- Company Name
- Chemify Limited
- Job Title
- Senior Data Scientist - AI/ML (CADD)
- Job Description
-
**Job Title**
Senior Data Scientist – AI/ML (CADD)
**Role Summary**
Design, develop, and deploy state‑of‑the‑art machine learning models for computer‑aided drug design. Translate cutting‑edge AI research into production‑ready solutions for property prediction, reaction and binding affinity modeling, and generative chemistry. Lead end‑to‑end AI projects, build scalable MLOps pipelines, and collaborate with chemists, medicinal chemists, and engineers to accelerate drug discovery.
**Expectations**
- 5+ years of industry or academic experience in computer science, machine learning, or computational chemistry/biology.
- Proven track record of moving complex AI/ML solutions from research to deployment.
- Strong leadership, communication, and teamwork skills in multidisciplinary settings.
**Key Responsibilities**
- Architect and implement generative models (Transformers, GNNs, Diffusion Models) for synthetic route planning and molecule generation.

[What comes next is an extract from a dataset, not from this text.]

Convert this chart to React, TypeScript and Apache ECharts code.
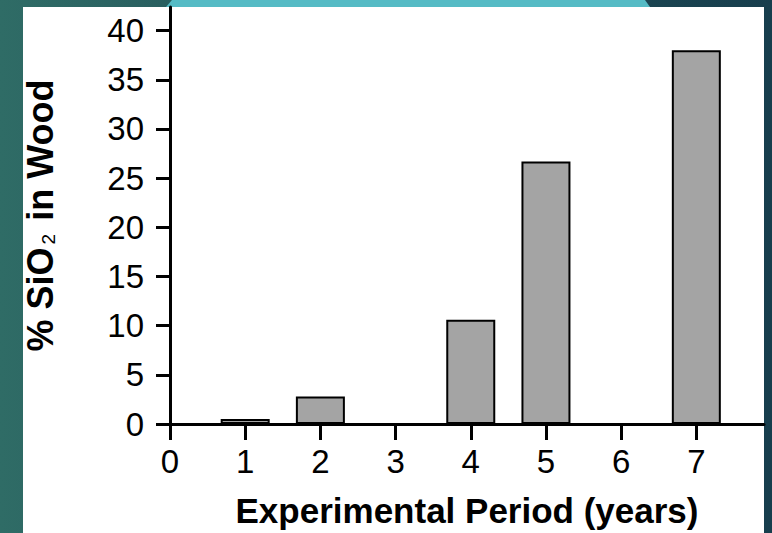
import React, { useEffect, useRef } from "react";
import * as echarts from "echarts";

const periods = [1, 2, 4, 5, 7];
const silicaPct = [0.5, 2.8, 10.6, 26.7, 38.0];
const yTicks = [0, 5, 10, 15, 20, 25, 30, 35, 40];
const xTicks = [0, 1, 2, 3, 4, 5, 6, 7];
const xTitle = "Experimental Period (years)";
const yTitle = "% SiO{sub|2} in Wood";

const FONT = "'Liberation Sans', Arial, Helvetica, sans-serif";

export default function App() {
  const ref = useRef<HTMLDivElement>(null);
  useEffect(() => {
    if (!ref.current) return;
    const chart = echarts.init(ref.current, undefined, { renderer: "svg" });
    chart.setOption({
      animation: false,
      backgroundColor: "transparent",
      graphic: [
        {
          type: "rect",
          z: -10,
          silent: true,
          shape: { x: 23, y: 7, width: 741, height: 526 },
          style: { fill: "#ffffff" },
        },
        {
          type: "polygon",
          z: -10,
          silent: true,
          shape: { points: [[172, 0], [645, 0], [650, 7], [166, 7]] },
          style: { fill: "#55bbc5" },
        },
      ],
      grid: { left: 170, right: 8, top: 7, bottom: 107, containLabel: false },
      xAxis: {
        type: "value",
        min: 0,
        max: 7.9,
        splitLine: { show: false },
        axisLine: { show: true, onZero: false, lineStyle: { color: "#000", width: 3 } },
        axisTick: { show: true, length: 16, lineStyle: { color: "#000", width: 3 }, customValues: xTicks },
        axisLabel: {
          customValues: xTicks,
          color: "#000",
          fontSize: 33,
          fontFamily: FONT,
          margin: 21,
        },
        name: xTitle,
        nameLocation: "middle",
        nameGap: 69,
        nameTextStyle: { color: "#000", fontSize: 35, fontWeight: "bold", fontFamily: FONT },
      },
      yAxis: {
        type: "value",
        min: 0,
        max: 42.4,
        splitLine: { show: false },
        axisLine: { show: true, onZero: false, lineStyle: { color: "#000", width: 3 } },
        axisTick: { show: true, length: 14, lineStyle: { color: "#000", width: 3 }, customValues: yTicks },
        axisLabel: {
          customValues: yTicks,
          color: "#000",
          fontSize: 33,
          fontFamily: FONT,
          margin: 26,
        },
        name: yTitle,
        nameLocation: "middle",
        nameRotate: 90,
        nameGap: 112,
        nameTextStyle: {
          color: "#000",
          fontSize: 36,
          fontWeight: "bold",
          fontFamily: FONT,
          lineHeight: 36,
          rich: {
            sub: {
              fontSize: 19,
              fontWeight: "normal",
              fontFamily: FONT,
              color: "#000",
              verticalAlign: "bottom",
              lineHeight: 36,
              padding: [0, 3, 0, 3],
            },
          },
        },
      },
      series: [
        {
          type: "bar",
          data: periods.map((p, i) => [p, silicaPct[i]]),
          barWidth: 49,
          itemStyle: { color: "#a4a4a4", borderColor: "#000", borderWidth: 2 },
          z: 1,
        },
      ],
    });
    return () => chart.dispose();
  }, []);
  return (
    <div
      style={{
        position: "absolute",
        left: 0,
        top: 0,
        width: 772,
        height: 533,
        background: "linear-gradient(90deg, #2f6c66 0%, #25575c 35%, #173e4d 100%)",
      }}
    >
      <div ref={ref} style={{ width: 772, height: 533 }} />
    </div>
  );
}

- Build scalable MLOps pipelines for preprocessing large chemical/biological datasets, training, evaluation, and monitoring.

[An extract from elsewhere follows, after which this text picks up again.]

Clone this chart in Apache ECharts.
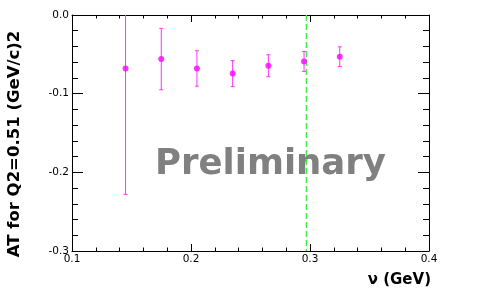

- Translate research advances into practical solutions for ADMET/QSAR, reaction prediction, and binding affinity.
- Design experiments to assess model chemical validity, novelty, synthesizability, and predictive accuracy.
- Communicate model insights and strategy to technical and non‑technical stakeholders.
- Stay current with AI for drug discovery, foundation models, and multimodal learning; identify opportunities to enhance the platform.
**Required Skills**
- Python + PyTorch/TensorFlow; deep knowledge of Transformers, GNNs, VAEs, GANs, Diffusion Models.
- Experience with large‑scale molecular datasets (SMILES, 3D conformers) and biological data (protein sequences, assay data).
- Model optimization techniques: LoRA, quantization, distillation, pruning.
- GPU‑accelerated, distributed training; scalable computing environments.
- Version control with Git; strong communication with cross‑functional teams.
**Required Education & Certifications**
- MSc or PhD in Computer Science, Machine Learning, Computational Chemistry/Biology, or related field.
- No specific certifications required but relevant ML/GNN coursework preferred.